Te Pape Nave Nave (Delectable Waters)
Paul Gauguin·1898
Historical Context
Te Pape Nave Nave (Delectable Waters, 1898) at the National Gallery of Art was painted at one of the lowest points of Gauguin's life, shortly after his attempted suicide in early 1897 and in the aftermath of the death of his daughter Aline and the completion of the enormous Where Do We Come From? What Are We? Where Are We Going? that he had intended as his final masterpiece. The painting's calm, luminous mood — women bathing in a still tropical pool under trees — represents a recovery of equanimity after the despair that had nearly killed him. The Tahitian title, 'delectable waters,' carries the emotional weight of someone who has survived to find the world beautiful again.

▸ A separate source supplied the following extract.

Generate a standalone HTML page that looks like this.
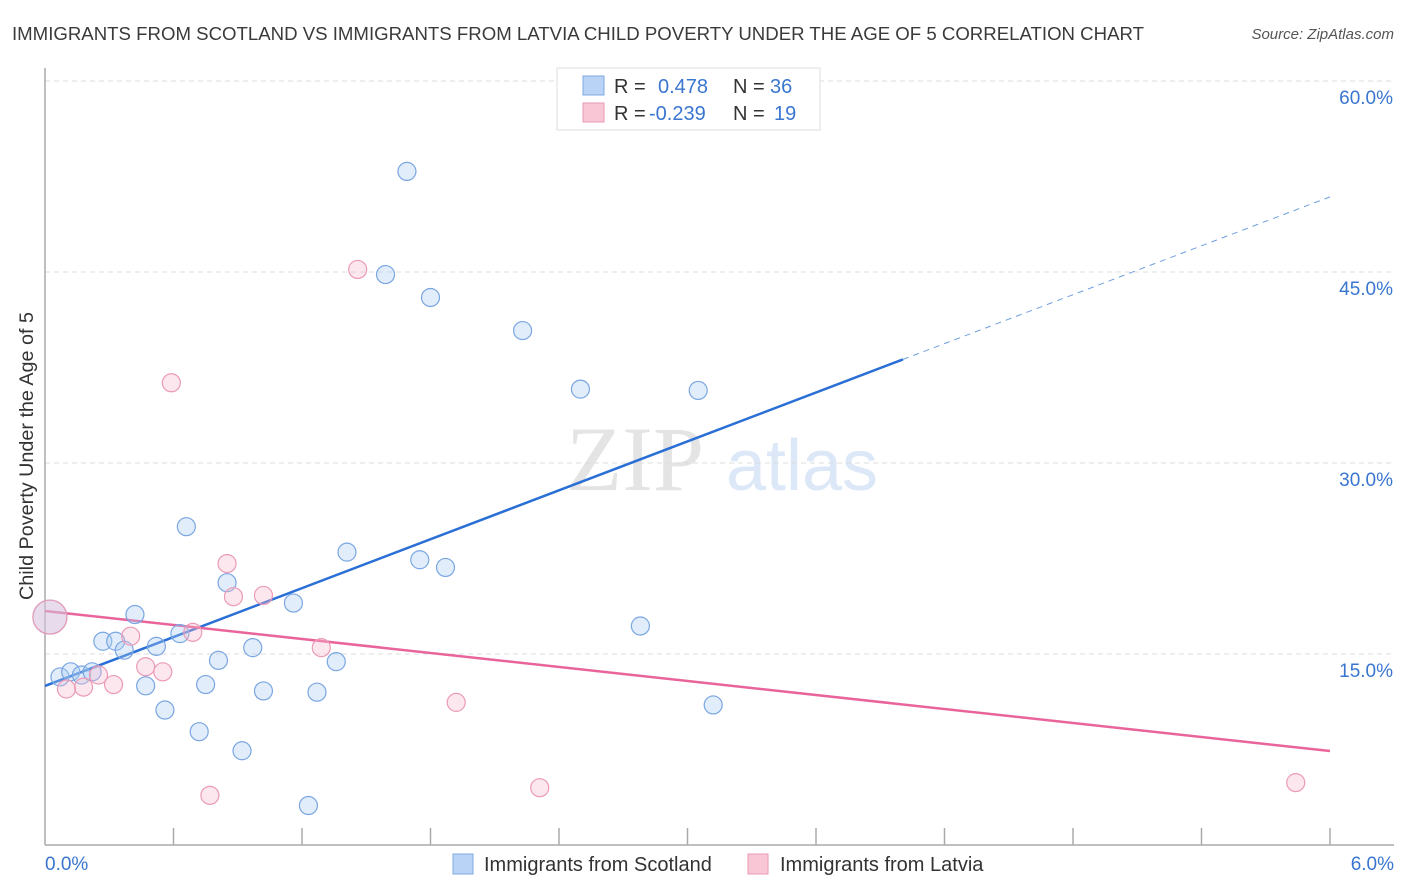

This formal and biographical context distinguishes the work from his earlier Tahitian bathing scenes: the same formal vocabulary is deployed, but the psychological atmosphere is different — harder-won, more deliberate in its assertion of peace. The National Gallery of Art's collection of late Gauguins is among the finest in American museums.
Technical Analysis
The composition is structured around the mirror-like reflective quality of the pool, which creates a horizontal calm at the centre. Figures are arranged with the processional, frieze-like dignity of Gauguin's mature Polynesian style. Warm flesh tones are set against cool water blues. The paint surface is smooth and relatively controlled, without the rough impasto of some earlier works.
Look Closer
- ◆Figures beside the stream have the quality of archaic sculpture — poses formal and non-naturalistic.
- ◆The water is rendered as intense blue-green creating a visual jolt in the warm tropical palette.
- ◆Dense tropical foliage forms a non-receding backdrop — a flat plane of color behind the figures.
- ◆The title 'Delectable Waters' is made visible in the languid poses of the figures.